Terkait banjir di Aceh, Menteri Agraria: sebuah indikasi something is wrong

(ist)

Jakarta (KANALACEH.COM) – Menteri Agraria dan Tata Ruang-Kepala BPN, Sofyan Djalil yang nota bene adalah putra daerah Aceh ini menerima Chairman dan para Inisiator Kaukus Pembangunan Berkelanjutan Aceh yang melakukan kunjungan untuk beraudiensi di ruang rapat Menteri Agraria dan Tata Ruang-BPN, di Jakarta Jumat (8/12).

“Banjir yang berulangkali dan semakin sering di berbagai wilayah di Aceh adalah sebuah indikasi something is wrong,” kata Sofyan Djalil mengekspresikan bahwa Aceh perlu menata lebih baik pola pemanfaatan ruang.
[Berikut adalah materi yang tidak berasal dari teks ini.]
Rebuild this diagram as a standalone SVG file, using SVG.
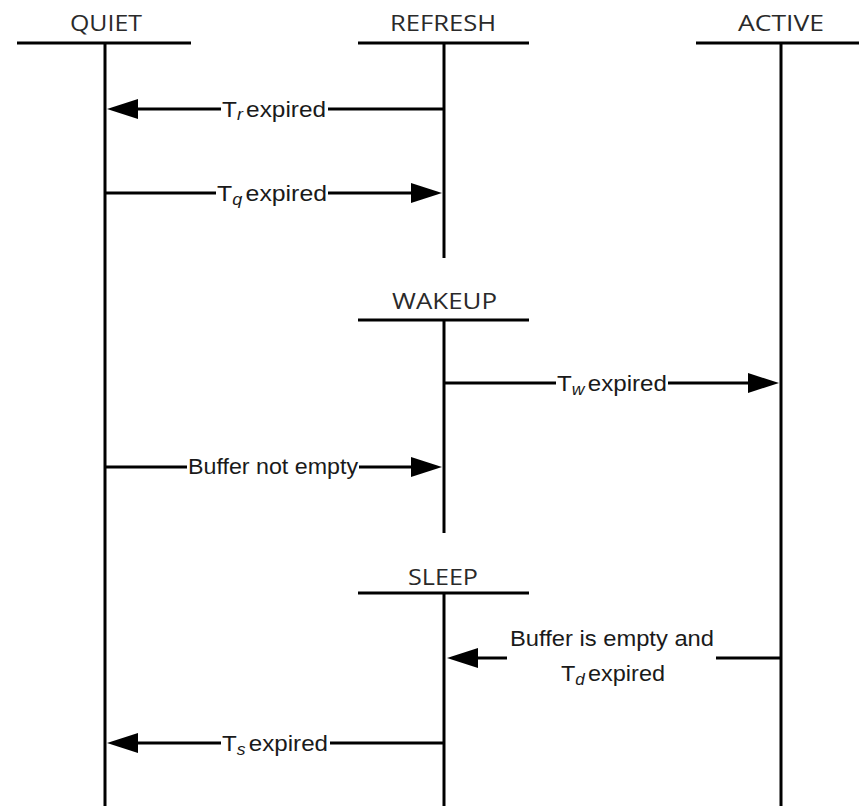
<svg xmlns="http://www.w3.org/2000/svg" width="859" height="806" viewBox="0 0 859 806">
<style>
.hdr{font-family:"Open Sans","Liberation Sans",sans-serif;font-size:22px;fill:#2a2a2a}
.lbl{font-family:"Liberation Sans",Arial,sans-serif;font-size:22px;fill:#1a1a1a}
.sub{font-style:italic;font-size:16px}
.ln{stroke:#000;stroke-width:3;fill:none}
.ah{fill:#000}
</style>
<rect width="859" height="806" fill="#fff"/>
<g id="quiet">
<text class="hdr" x="70" y="31" textLength="72" lengthAdjust="spacingAndGlyphs">QUIET</text>
<line class="ln" x1="17" y1="43" x2="191" y2="43"/>
<line class="ln" x1="105" y1="43" x2="105" y2="806"/>
</g>
<g id="refresh">
<text class="hdr" x="390" y="31" textLength="106" lengthAdjust="spacingAndGlyphs">REFRESH</text>
<line class="ln" x1="358" y1="43" x2="529" y2="43"/>
<line class="ln" x1="444" y1="43" x2="444" y2="258"/>
</g>
<g id="active">
<text class="hdr" x="738" y="31" textLength="86" lengthAdjust="spacingAndGlyphs">ACTIVE</text>
<line class="ln" x1="696" y1="43" x2="859" y2="43"/>
<line class="ln" x1="781" y1="43" x2="781" y2="806"/>
</g>
<g id="wakeup">
<text class="hdr" x="392" y="309" textLength="105" lengthAdjust="spacingAndGlyphs">WAKEUP</text>
<line class="ln" x1="358" y1="320" x2="529" y2="320"/>
<line class="ln" x1="444" y1="320" x2="444" y2="533"/>
</g>
<g id="sleep">
<text class="hdr" x="408" y="585" textLength="70" lengthAdjust="spacingAndGlyphs">SLEEP</text>
<line class="ln" x1="358" y1="593" x2="529" y2="593"/>
<line class="ln" x1="444" y1="593" x2="444" y2="806"/>
</g>
<g id="connectors">
<!-- Tr expired -->
<line class="ln" x1="444" y1="109" x2="328" y2="109"/>
<line class="ln" x1="221" y1="109" x2="130" y2="109"/>
<polygon class="ah" points="107,109 138,99 138,119"/>
<text class="lbl" x="222" y="117" textLength="104" lengthAdjust="spacingAndGlyphs">T<tspan class="sub" dy="3">r</tspan><tspan dy="-3" dx="3">expired</tspan></text>
<!-- Tq expired -->
<line class="ln" x1="105" y1="193" x2="216" y2="193"/>
<line class="ln" x1="328" y1="193" x2="415" y2="193"/>
<polygon class="ah" points="442,193 411,183 411,203"/>
<text class="lbl" x="217" y="201" textLength="110" lengthAdjust="spacingAndGlyphs">T<tspan class="sub" dy="4">q</tspan><tspan dy="-4" dx="3">expired</tspan></text>
<!-- Tw expired -->
<line class="ln" x1="444" y1="383" x2="556" y2="383"/>
<line class="ln" x1="668" y1="383" x2="752" y2="383"/>
<polygon class="ah" points="779,383 748,373 748,393"/>
<text class="lbl" x="557" y="391" textLength="110" lengthAdjust="spacingAndGlyphs">T<tspan class="sub" dy="4">w</tspan><tspan dy="-4" dx="3">expired</tspan></text>
<!-- Buffer not empty -->
<line class="ln" x1="105" y1="467" x2="187" y2="467"/>
<line class="ln" x1="359" y1="467" x2="414" y2="467"/>
<polygon class="ah" points="442,467 411,457 411,477"/>
<text class="lbl" x="188" y="474" textLength="170" lengthAdjust="spacingAndGlyphs">Buffer not empty</text>
<!-- Buffer is empty and Td expired -->
<line class="ln" x1="781" y1="658" x2="716" y2="658"/>
<line class="ln" x1="507" y1="658" x2="475" y2="658"/>
<polygon class="ah" points="447,658 478,648 478,668"/>
<text class="lbl" x="510" y="646" textLength="204" lengthAdjust="spacingAndGlyphs">Buffer is empty and</text>
<text class="lbl" x="561" y="681" textLength="104" lengthAdjust="spacingAndGlyphs">T<tspan class="sub" dy="4">d</tspan><tspan dy="-4" dx="3">expired</tspan></text>
<!-- Ts expired -->
<line class="ln" x1="444" y1="743" x2="330" y2="743"/>
<line class="ln" x1="221" y1="743" x2="130" y2="743"/>
<polygon class="ah" points="107,743 138,733 138,753"/>
<text class="lbl" x="222" y="751" textLength="106" lengthAdjust="spacingAndGlyphs">T<tspan class="sub" dy="4">s</tspan><tspan dy="-4" dx="3">expired</tspan></text>
</g>
</svg>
Hutan dilestarikan bukan for the sake of hutan tapi hutan dikelola untuk fit for purposes sambung Sofyan Djalil, berfilosofi soal tata kelola hutan. Beliau mengkritik pola pemanfaatan ruang yang terkadang tidak sesuai dengan potensinya.

Menurutnya, yang harus dilindungi terkadang tidak mendapat status lindung, dan sebaliknya yang sesuai untuk budidaya terkadang tidak dapat dikelola karena status dan fungsi lahanya tidak membolehkan.

Tapi sekarang ada kebijakan pemerintah dengan perhutanan sosial dimungkinkan untuk melakukan pengelolaan bersama masyarakat sesuai dengan aturan yang berlaku, demikian dijelaskanya lebih lanjut.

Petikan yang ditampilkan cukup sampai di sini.